Makes sense. Thank you so much again, I think I am in a good place for now with that solubility model. I will look into PHAST, as the features you mentioned may be of interest to me as this project progresses.

It appears that, of the phases considered in the model, Gibbsite should be precipitating (SR=12-18 at the end of my simulations). How can I see if it does, in fact, precipitate? TOTMOLE argument seems to work only with elements, not solid species.

Also, any chance you've heard of Phreeqc being used for modeling Ostwald ripening? This is likely the next piece of my project.

[dlparkhurst]

If you want gibbsite to precipitate if supersaturated, then you need to add "EQUILIBRIUM_PHASES; Gibbsite 0 0" to your script; the second 0 indicates gibbsite is not present initially.

You can print the amount of Gibbsite that precipitates with "SELECTED_OUTPUT; -equi Gibbsite" or by using the Basic function EQUI("Gibbsite") in USER_PUNCH.

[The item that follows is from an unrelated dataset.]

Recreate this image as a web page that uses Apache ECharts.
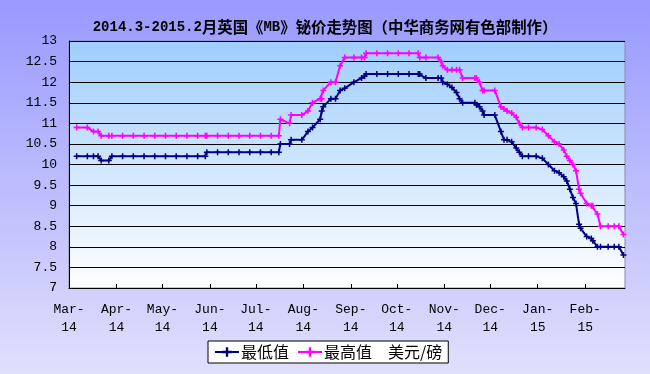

I don't know much about Ostwalt ripening. A colleague Dennis Eberl did experiments and wrote several papers on the subject. A Google Scholar search for "D Eberl ripening" will find them.

[smolen]

Brilliant.

Including gibbsite (which I believe is more accurate) completely changed the time to saturation for kaolinite, by 24x (depending on T)! This only amounts to ~0.009 weight% gibbsite, which is likely why I have not detected it in my XRD analysis. Yet, clearly, it significantly effects the kinetics of kaolinite dissolution. Something very important to consider.

And I have looked into Eberl's papers, very relevant to me. I can't thank you enough for all of the insight.